If you have several inquiries for the same type of loan within a relatively short amount of time — 30 to 40 days — you won’t be penalized. In these cases, several inquiries would be counted as one.

Penalties come when someone is trying to open several types of credit in a short period of time — a car loan, credit card and a mortgage, for example. Applying for multiple types of credit at once makes it appear that you’re looking for money and can’t get it in other ways, says Doug deBruyn, certified mortgage adviser with the Mortgage Advisory Group in Bellevue, Wash.

Several attempts to access credit add to your risk of not repaying a loan when creditors consider lending you money. FICO data show that people with six or more inquiries on their credit reports can be up to eight times more likely to declare bankruptcy than those with no inquiries.

Minimizing the impact
If your FICO score is hovering near 700, hard pulls could pull you below that benchmark and make a significant difference, deBruyn says (as much as a quarter percent or half percent on a mortgage interest rate), which can result in a higher payment every month.

A score just below 700 “makes a huge difference now,” deBruyn says. “A few years ago it didn’t make that much difference, but now it really does. It could be a difference of half a percent compared to a score of 740.”

It’s hard to pinpoint what part of a credit score may push you into paying a higher rate, but there are some ways to minimize hard pulls:

Think carefully about whether you need that retail card. Offers of discounts when you open a store credit card may seem attractive, but if you don’t pay off the balance in full, the interest charges likely will wipe out the original discount in the first month, Sprauve says.

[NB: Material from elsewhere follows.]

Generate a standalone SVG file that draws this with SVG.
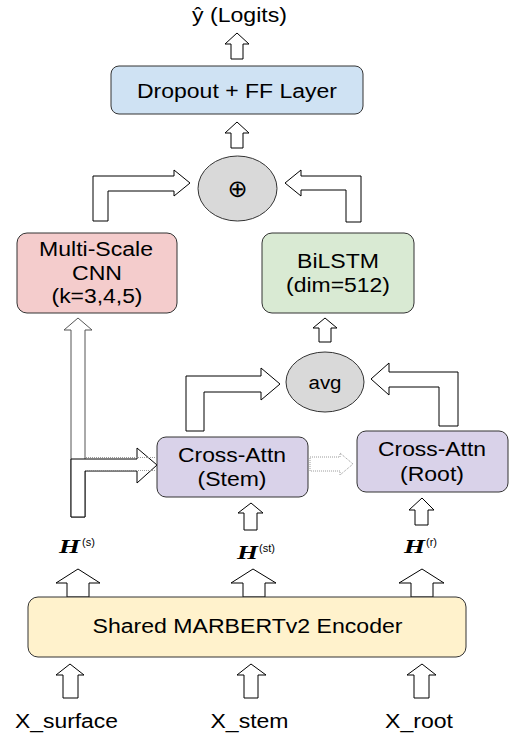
<svg xmlns="http://www.w3.org/2000/svg" width="509" height="738" viewBox="0 0 509 738">
  <style>
    .box { stroke: #333333; stroke-width: 1; }
    .blue { fill: #cfe2f3; }
    .red { fill: #f4cccc; }
    .green { fill: #d9ead3; }
    .purple { fill: #d9d2e9; }
    .yellow { fill: #fff2cc; }
    .op { fill: #d9d9d9; stroke: #333333; stroke-width: 1; }
    .arrow { fill: #ffffff; stroke: #000000; stroke-width: 1; stroke-linejoin: miter; }
    .arrow-gray { fill: #ffffff; stroke: #555555; stroke-width: 1; }
    .dotted { fill: none; stroke: #9a9a9a; stroke-width: 1; stroke-dasharray: 1 1; }
    .lbl { font-family: "Liberation Sans", Arial, sans-serif; font-size: 20px; fill: #000000; text-anchor: middle; }
    .small { font-size: 18px; }
    .oplus { font-family: "DejaVu Sans", sans-serif; font-size: 24px; fill: #000000; text-anchor: middle; }
    .hvar { font-family: "Liberation Serif", "Times New Roman", serif; font-weight: bold; font-style: italic; font-size: 19px; fill: #000000; }
    .sup { font-family: "Liberation Sans", Arial, sans-serif; font-size: 11px; fill: #000000; }
  </style>

  <!-- connectors: block arrows -->
  <g id="connectors">
    <!-- output arrow to logits -->
    <polygon class="arrow" points="237,33 249,44 243,44 243,59 231,59 231,44 225,44"/>
    <!-- fusion to dropout -->
    <polygon class="arrow" points="237,122 249,133 243,133 243,148 231,148 231,133 225,133"/>
    <!-- CNN to fusion -->
    <polygon class="arrow" points="93,221 93,176 174,176 174,170 190,183 174,196 174,191 108,191 108,221"/>
    <!-- BiLSTM to fusion -->
    <polygon class="arrow" points="361,222 361,176 301,176 301,170 285,183 301,196 301,190 346,190 346,222"/>
    <!-- avg to BiLSTM -->
    <polygon class="arrow" points="325,318 337,328 331,328 331,342 319,342 319,328 313,328"/>
    <!-- stem attention to avg -->
    <polygon class="arrow" points="186,431 186,376 261,376 261,368 280,384 261,400 261,392 204,392 204,431"/>
    <!-- root attention to avg -->
    <polygon class="arrow" points="458,426 458,372 389,372 389,363 371,379 389,395 389,387 439,387 439,426"/>
    <!-- stem attention to root attention (dotted) -->
    <polygon class="dotted" points="310,457 340,457 340,453 353,464 340,475 340,471 310,471"/>
    <!-- surface states up to CNN -->
    <polygon class="arrow-gray" points="78,318 92,330 85,330 85,517 71,517 71,330 64,330"/>
    <!-- surface states into stem attention -->
    <polygon class="arrow" points="71,517 71,459 137,459 137,448 157,465 137,483 137,471 85,471 85,517"/>
    <line class="dotted" x1="86" y1="457.5" x2="156" y2="457.5"/>
    <line class="dotted" x1="86" y1="470.5" x2="156" y2="470.5"/>
    <!-- H(st) to stem attention, H(r) to root attention -->
    <polygon class="arrow" points="251,503 263,513 257,513 257,530 244,530 244,513 238,513"/>
    <polygon class="arrow" points="422,498 434,510 428,510 428,525 415,525 415,510 409,510"/>
    <!-- encoder outputs -->
    <polygon class="arrow" points="78,569 100,583 89,583 89,597 67,597 67,583 56,583"/>
    <polygon class="arrow" points="253,569 276,583 265,583 265,597 243,597 243,583 231,583"/>
    <polygon class="arrow" points="422,569 444,583 433,583 433,597 411,597 411,583 399,583"/>
    <!-- inputs to encoder -->
    <polygon class="arrow" points="70,664 84,675 78,675 78,698 63,698 63,675 56,675"/>
    <polygon class="arrow" points="251,664 266,675 258,675 258,698 244,698 244,675 237,675"/>
    <polygon class="arrow" points="422,664 436,675 429,675 429,698 414,698 414,675 407,675"/>
  </g>

  <g id="output">
    <text class="lbl" x="239.5" y="22" textLength="95" lengthAdjust="spacingAndGlyphs">ŷ (Logits)</text>
  </g>

  <g id="dropout-ff">
    <rect class="box blue" x="111" y="66" width="252" height="48" rx="8"/>
    <text class="lbl" x="237" y="98" textLength="200" lengthAdjust="spacingAndGlyphs">Dropout + FF Layer</text>
  </g>

  <g id="fusion">
    <ellipse class="op" cx="237.5" cy="188.5" rx="39.5" ry="32.5"/>
    <text class="oplus" x="237.5" y="197">⊕</text>
  </g>

  <g id="cnn">
    <rect class="box red" x="17" y="233" width="160" height="80" rx="10"/>
    <text class="lbl" x="96" y="256" textLength="114" lengthAdjust="spacingAndGlyphs">Multi-Scale</text>
    <text class="lbl" x="97" y="280" textLength="50" lengthAdjust="spacingAndGlyphs">CNN</text>
    <text class="lbl" x="97" y="303" textLength="91" lengthAdjust="spacingAndGlyphs">(k=3,4,5)</text>
  </g>

  <g id="bilstm">
    <rect class="box green" x="262" y="233" width="152" height="80" rx="10"/>
    <text class="lbl" x="338" y="268" textLength="82" lengthAdjust="spacingAndGlyphs">BiLSTM</text>
    <text class="lbl" x="338" y="292" textLength="104" lengthAdjust="spacingAndGlyphs">(dim=512)</text>
  </g>

  <g id="avg">
    <ellipse class="op" cx="325" cy="382" rx="39" ry="30"/>
    <text class="lbl small" x="325" y="389" textLength="33" lengthAdjust="spacingAndGlyphs">avg</text>
  </g>

  <g id="cross-attn-stem">
    <rect class="box purple" x="157" y="437" width="151" height="60" rx="9"/>
    <text class="lbl" x="232" y="462" textLength="108" lengthAdjust="spacingAndGlyphs">Cross-Attn</text>
    <text class="lbl" x="232" y="486" textLength="69" lengthAdjust="spacingAndGlyphs">(Stem)</text>
  </g>

  <g id="cross-attn-root">
    <rect class="box purple" x="357" y="431" width="151" height="61" rx="9"/>
    <text class="lbl" x="432" y="456" textLength="108" lengthAdjust="spacingAndGlyphs">Cross-Attn</text>
    <text class="lbl" x="432" y="481" textLength="64" lengthAdjust="spacingAndGlyphs">(Root)</text>
  </g>

  <g id="hidden-states">
    <text class="hvar" x="59" y="553" textLength="21" lengthAdjust="spacingAndGlyphs">H</text>
    <text class="sup" x="82" y="546">(s)</text>
    <text class="hvar" x="237" y="559" textLength="21" lengthAdjust="spacingAndGlyphs">H</text>
    <text class="sup" x="259" y="552">(st)</text>
    <text class="hvar" x="404" y="553" textLength="21" lengthAdjust="spacingAndGlyphs">H</text>
    <text class="sup" x="426" y="546">(r)</text>
  </g>

  <g id="encoder">
    <rect class="box yellow" x="28" y="597" width="438" height="60" rx="10"/>
    <text class="lbl" x="247.5" y="633" textLength="310" lengthAdjust="spacingAndGlyphs">Shared MARBERTv2 Encoder</text>
  </g>

  <g id="inputs">
    <text class="lbl" x="66.5" y="728" textLength="103" lengthAdjust="spacingAndGlyphs">X_surface</text>
    <text class="lbl" x="249.5" y="728" textLength="78" lengthAdjust="spacingAndGlyphs">X_stem</text>
    <text class="lbl" x="419" y="728" textLength="68" lengthAdjust="spacingAndGlyphs">X_root</text>
  </g>
</svg>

Moreover, if you’re making a major purchase, like a home, that card will just become one more inquiry you’ll have to explain to a lender.

“In the mortgage world, we’re going to go back 120 days to see who’s pulled your credit,” deBruyn says. “And we’re going to require a letter of explanation from the borrower on each pull to explain what they were for and whether they have resulted in any new debt that’s not on their credit report and if so, what is their payment.”

There are times when opening a line of credit near the time you’re buying a house may be the right decision. For example, Sprauve, who is selling his house and buying a new one, says that it made sense to open up credit at Home Depot, given the work to be done on improvements. Yet consumers should ask themselves whether they really need the new credit. Often the answer is “no.”

“It’s important when thinking about a major purchase … to not be opening new credit within, at a minimum, six months, better case a year, before you’re actually applying,” Sprauve says.

Pull your own credit report free through Annualcreditreport.com. You can offer the report to potential landlords so they don’t have to pull it themselves. Mortgage companies and other lenders, however, will likely insist on making the inquiry when it comes time to make a lending decision.

Confine your shopping for a car loan or mortgage to 30 to 40 days. That will ensure any inquiries fall under the “shopping” exemption.

Keep other factors in your credit score clean. Pay your bills on time and keep your credit card balances low — about 10 to 15 percent of your total available credit. That will help mitigate the effect of hard pulls.

If you find inquiries on your credit report that you think are being improperly reported, notify the big three credit bureaus, Equifax, Experian and TransUnion. The Federal Trade Commission offers a guide to disputing inaccurate credit information.